[Start Material]

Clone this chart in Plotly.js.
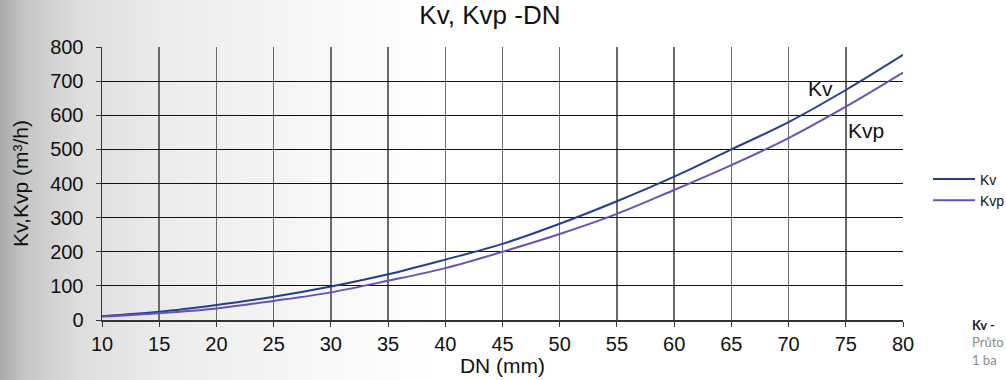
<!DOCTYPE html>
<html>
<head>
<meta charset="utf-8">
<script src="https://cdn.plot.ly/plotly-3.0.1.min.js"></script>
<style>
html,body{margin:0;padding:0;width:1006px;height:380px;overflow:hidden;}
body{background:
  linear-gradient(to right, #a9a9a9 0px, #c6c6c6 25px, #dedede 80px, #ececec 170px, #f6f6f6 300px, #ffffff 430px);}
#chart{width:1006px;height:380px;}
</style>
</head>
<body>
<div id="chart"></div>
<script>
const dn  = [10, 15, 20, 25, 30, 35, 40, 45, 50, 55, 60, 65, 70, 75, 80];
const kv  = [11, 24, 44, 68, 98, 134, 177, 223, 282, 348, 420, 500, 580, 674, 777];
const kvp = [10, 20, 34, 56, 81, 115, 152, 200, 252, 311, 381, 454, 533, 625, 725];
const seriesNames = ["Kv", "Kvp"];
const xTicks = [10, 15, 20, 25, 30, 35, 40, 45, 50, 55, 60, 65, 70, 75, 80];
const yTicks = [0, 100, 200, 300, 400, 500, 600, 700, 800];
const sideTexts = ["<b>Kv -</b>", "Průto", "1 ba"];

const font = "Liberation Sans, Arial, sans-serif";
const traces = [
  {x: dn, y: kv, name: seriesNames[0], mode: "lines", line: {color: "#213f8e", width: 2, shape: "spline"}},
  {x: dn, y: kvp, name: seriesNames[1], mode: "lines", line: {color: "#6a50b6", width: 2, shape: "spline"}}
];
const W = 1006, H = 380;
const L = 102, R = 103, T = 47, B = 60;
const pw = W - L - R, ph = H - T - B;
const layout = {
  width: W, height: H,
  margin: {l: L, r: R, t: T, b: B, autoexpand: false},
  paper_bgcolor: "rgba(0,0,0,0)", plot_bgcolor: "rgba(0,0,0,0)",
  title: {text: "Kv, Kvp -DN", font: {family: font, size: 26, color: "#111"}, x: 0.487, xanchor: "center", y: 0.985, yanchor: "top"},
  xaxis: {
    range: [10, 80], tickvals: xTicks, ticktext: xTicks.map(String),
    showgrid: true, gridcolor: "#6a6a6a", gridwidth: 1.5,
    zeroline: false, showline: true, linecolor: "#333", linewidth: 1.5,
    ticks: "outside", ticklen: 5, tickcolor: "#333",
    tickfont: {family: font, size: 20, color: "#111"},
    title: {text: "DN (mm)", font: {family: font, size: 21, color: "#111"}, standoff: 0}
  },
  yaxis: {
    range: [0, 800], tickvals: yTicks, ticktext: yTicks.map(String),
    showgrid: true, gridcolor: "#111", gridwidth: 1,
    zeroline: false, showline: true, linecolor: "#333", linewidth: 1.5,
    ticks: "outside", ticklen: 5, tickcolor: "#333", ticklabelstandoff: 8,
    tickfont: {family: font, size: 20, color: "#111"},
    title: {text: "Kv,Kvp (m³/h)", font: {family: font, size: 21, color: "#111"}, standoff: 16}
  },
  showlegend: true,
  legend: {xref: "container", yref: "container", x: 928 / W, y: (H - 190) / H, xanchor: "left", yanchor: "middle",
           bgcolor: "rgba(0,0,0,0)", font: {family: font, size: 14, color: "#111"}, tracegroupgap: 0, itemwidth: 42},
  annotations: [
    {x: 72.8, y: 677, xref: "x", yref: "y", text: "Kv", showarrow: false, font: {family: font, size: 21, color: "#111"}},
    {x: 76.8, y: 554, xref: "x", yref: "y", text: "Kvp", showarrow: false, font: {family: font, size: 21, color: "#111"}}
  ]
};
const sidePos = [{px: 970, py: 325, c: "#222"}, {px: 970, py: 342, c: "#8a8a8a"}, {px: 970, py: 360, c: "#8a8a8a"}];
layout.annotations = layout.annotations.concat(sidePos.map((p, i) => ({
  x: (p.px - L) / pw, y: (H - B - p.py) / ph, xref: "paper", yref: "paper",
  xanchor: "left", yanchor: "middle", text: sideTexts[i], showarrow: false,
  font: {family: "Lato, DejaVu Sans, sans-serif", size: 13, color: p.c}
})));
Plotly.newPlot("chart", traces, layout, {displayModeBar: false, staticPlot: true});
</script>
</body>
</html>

[End Material]

§ Brief:
Look for lines containing the string "chart" and copy them all.

§ Exercise solution:
Clone this chart in Plotly.js.
#chart{width:1006px;height:380px;}
<div id="chart"></div>
Plotly.newPlot("chart", traces, layout, {displayModeBar: false, staticPlot: true});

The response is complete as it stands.